La spécificité du cas français, c’est que pour l’instant le champ politique résiste à toute nouvelle bipolarisation. On a trois blocs relativement hermétiques — gauche, centre-droit et extrême droite — ce qui rend beaucoup plus difficile la formation de coalitions.

Cette période de crise politique met les sujets écologiques à l’arrière-plan. Fallait-il s’y attendre ?

Dans les enjeux mis à l’agenda politique, il y a une dimension cyclique. On avait été habitués à la séquence de 2018-2020, avec une forte exposition de l’enjeu écologique et climatique. Il y avait toute cette vague de grèves pour le climat, la figure de Greta Thunberg, Fridays for Future, des mouvements sociaux qui ont participé à la politisation de l’enjeu écologique.
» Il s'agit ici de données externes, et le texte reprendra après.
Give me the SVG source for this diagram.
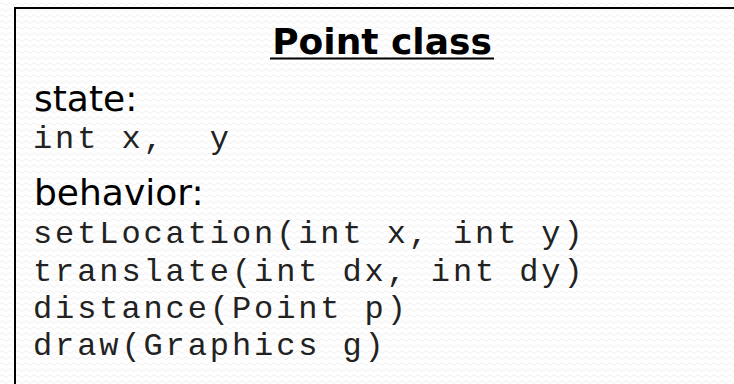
<svg xmlns="http://www.w3.org/2000/svg" width="734" height="384" viewBox="0 0 734 384">
<defs>
<pattern id="bg" width="8" height="6" patternUnits="userSpaceOnUse">
<path d="M0 4 Q2 1 4 4 T8 4" fill="none" stroke="#f0f0f0" stroke-width="1"/>
</pattern>
<style>
.sans{font-family:"DejaVu Sans",Verdana,sans-serif;font-size:36px;fill:#000}
.title{font-family:"DejaVu Sans",Verdana,sans-serif;font-size:36px;font-weight:bold;fill:#000}
.mono{font-family:"Liberation Mono","Courier New",monospace;font-size:32px;letter-spacing:2.9px;fill:#222;white-space:pre}
</style>
</defs>
<rect x="0" y="0" width="734" height="384" fill="#ffffff"/>
<rect x="0" y="0" width="734" height="384" fill="url(#bg)"/>
<g id="point-class">
<rect x="15" y="8" width="740" height="400" fill="none" stroke="#000" stroke-width="2"/>
<text class="title" x="382" y="54" text-anchor="middle">Point class</text>
<line x1="270" y1="58.5" x2="494" y2="58.5" stroke="#000" stroke-width="2"/>
<text class="sans" x="34" y="111">state:</text>
<text class="mono" x="33" y="148" xml:space="preserve">int x,  y</text>
<text class="sans" x="34" y="205">behavior:</text>
<text class="mono" x="33" y="243">setLocation(int x, int y)</text>
<text class="mono" x="33" y="281">translate(int dx, int dy)</text>
<text class="mono" x="33" y="318">distance(Point p)</text>
<text class="mono" x="33" y="355">draw(Graphics g)</text>
</g>
</svg>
Depuis 2022, on a le sentiment d’une d’une mise en retrait des enjeux écologiques. L’Eurobaromètre, en 2019, indiquait que 35 % des électeurs de l’Union européenne plaçaient les enjeux environnementaux et le changement climatique comme étant une des deux grandes problématiques auxquelles l’Union européenne est confrontée. Ils n’étaient plus que 16 % à mettre ces sujets parmi les priorités en 2024 [1]. Le débat politique a été davantage saturé par les enjeux d’immigration, de sécurité internationale, avec la guerre en Ukraine, puis la guerre au Proche-Orient.

Ce qui ne veut pas dire qu’on est condamné à ne plus parler d’écologie. Les partis politiques, de plus en plus, adaptent leur offre programmatique aux enjeux écologiques, avec un clivage entre écologie et productivisme qui s’accentue. Le sujet peut revenir dans le débat public.